Público - 21 Nov 03
Brandos Costumes
Por NUNO PACHECO
Há dias, fomos confrontados com uma notícia inquietante: as polícias
portuguesas são das que mais matam na Europa. A "denúncia", se assim pode
chamar-se, não partiu de nenhuma organização de direitos cívicos mas da
Inspecção-Geral da Administração Interna, que organizou uma conferência
sobre o assunto. Lá estiveram especialistas internacionais a demonstrar
que, embora outros países tenham mais polícias armados e mais
criminalidade violenta, têm menos mortos a atribuir às respectivas
polícias: 6 em Portugal em 2003 contra 4 em França (média anual entre 1995
e 2000), 1 em Espanha, 1 na Grã-Bretanha e 1 na Irlanda do Norte (não em
2003, mas desde o ano 2000!). A culpa, veio rapidamente esclarecer o
inspector-geral da Administração Interna, Maximiano Rodrigues, não é dos
agentes mas do seu enquadramento técnico e táctico. Estarão mais vezes
sozinhos, desamparados, imunes à pressão de uma ameaça e então disparam. A
explicação devia sossegar-nos, mas não sossega. Porque isto quer dizer
que, sem o devido enquadramento, um recrudescer de criminalidade violenta
pode levar a um exponencial aumento de reacções policiais incontroladas.
Com mais balas gastas e menos segurança.
Ainda o eco desta notícia não tinha desaparecido, soubemos do espalhafato
juvenil nos balneários onde a selecção de sub-21 festejou a sua vitória.

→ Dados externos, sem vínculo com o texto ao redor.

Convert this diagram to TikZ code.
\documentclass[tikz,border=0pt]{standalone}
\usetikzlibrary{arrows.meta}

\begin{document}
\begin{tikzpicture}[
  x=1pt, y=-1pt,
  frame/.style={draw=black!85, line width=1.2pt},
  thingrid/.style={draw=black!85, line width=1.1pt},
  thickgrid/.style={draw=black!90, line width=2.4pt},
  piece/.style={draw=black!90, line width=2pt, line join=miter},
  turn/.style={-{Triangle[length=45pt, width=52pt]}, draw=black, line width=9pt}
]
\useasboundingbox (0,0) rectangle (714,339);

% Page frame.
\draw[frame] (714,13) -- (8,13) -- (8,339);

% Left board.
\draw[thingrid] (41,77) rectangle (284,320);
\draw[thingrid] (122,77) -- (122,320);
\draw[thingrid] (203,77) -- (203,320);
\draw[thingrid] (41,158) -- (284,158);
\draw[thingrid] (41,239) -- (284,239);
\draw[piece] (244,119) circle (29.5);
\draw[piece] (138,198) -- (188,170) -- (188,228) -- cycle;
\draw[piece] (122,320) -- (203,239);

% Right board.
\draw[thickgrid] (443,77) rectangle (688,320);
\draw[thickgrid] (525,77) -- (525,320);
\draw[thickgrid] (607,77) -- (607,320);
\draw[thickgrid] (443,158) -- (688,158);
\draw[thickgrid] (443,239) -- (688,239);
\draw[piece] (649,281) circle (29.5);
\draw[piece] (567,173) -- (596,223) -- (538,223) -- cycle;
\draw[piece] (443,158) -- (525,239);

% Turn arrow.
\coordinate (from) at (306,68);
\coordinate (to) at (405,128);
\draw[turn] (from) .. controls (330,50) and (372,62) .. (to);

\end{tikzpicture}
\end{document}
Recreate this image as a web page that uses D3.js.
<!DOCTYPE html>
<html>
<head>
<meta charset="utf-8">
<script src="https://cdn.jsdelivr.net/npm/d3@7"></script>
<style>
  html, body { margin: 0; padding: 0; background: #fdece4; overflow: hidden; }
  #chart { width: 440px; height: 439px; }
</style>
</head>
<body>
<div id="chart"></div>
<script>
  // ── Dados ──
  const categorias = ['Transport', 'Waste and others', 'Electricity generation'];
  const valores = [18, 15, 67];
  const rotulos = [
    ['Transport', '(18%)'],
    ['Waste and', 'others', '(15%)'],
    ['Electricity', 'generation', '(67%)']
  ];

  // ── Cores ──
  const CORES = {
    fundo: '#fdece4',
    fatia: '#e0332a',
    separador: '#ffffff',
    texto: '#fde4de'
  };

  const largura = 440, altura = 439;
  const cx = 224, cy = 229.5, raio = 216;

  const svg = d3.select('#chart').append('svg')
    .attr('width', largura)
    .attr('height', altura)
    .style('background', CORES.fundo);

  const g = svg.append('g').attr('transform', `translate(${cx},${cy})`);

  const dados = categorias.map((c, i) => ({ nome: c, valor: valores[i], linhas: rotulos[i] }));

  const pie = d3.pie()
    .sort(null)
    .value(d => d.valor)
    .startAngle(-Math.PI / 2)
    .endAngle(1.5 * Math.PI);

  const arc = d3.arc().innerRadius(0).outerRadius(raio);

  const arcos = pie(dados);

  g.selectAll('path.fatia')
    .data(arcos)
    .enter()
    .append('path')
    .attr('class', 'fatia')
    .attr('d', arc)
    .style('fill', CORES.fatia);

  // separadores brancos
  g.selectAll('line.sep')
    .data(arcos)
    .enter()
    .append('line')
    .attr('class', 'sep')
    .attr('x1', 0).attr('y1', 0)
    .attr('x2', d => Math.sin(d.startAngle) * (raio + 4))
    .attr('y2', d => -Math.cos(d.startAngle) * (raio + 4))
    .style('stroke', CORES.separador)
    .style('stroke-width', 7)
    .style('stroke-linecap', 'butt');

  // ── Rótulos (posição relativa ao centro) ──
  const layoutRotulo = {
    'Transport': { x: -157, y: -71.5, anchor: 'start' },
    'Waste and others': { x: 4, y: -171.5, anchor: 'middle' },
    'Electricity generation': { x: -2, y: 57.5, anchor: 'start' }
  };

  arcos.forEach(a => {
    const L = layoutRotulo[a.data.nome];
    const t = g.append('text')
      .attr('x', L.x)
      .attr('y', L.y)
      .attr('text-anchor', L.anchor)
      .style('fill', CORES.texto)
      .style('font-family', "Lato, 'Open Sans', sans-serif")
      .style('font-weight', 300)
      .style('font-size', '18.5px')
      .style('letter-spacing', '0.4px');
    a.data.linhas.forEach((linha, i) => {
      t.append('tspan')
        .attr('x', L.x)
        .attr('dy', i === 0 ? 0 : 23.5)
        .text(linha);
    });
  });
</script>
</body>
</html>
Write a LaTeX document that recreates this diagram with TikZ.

Embora devêssemos estar satisfeitos pelo facto de tais jogadores não serem
polícias e não estarem armados (a equivalência em balas de tamanho
regozijo seria um autêntico massacre), não deixa de ser lamentável a
imagem que a equipa deu de si mesma e do país que representa. Uns
"selvagens", logo clamaram os franceses, que provavelmente teriam feito o
mesmo ou equivalente noutras paragens se tal se proporcionasse. Mas como
os erros dos outros não pagam nem desculpam os nossos, tivemos um coro de
lamentos, do secretário de Estado da Juventude e Desporto à Federação
Portuguesa de Futebol. Para alguns dos nossos rapazes, porém, "não se
passou nada", como disse Ricardo Costa para espanto de todos. Ou passou-se
alguma coisa, mas nem por isso muito grave, só "emoções" da juventude.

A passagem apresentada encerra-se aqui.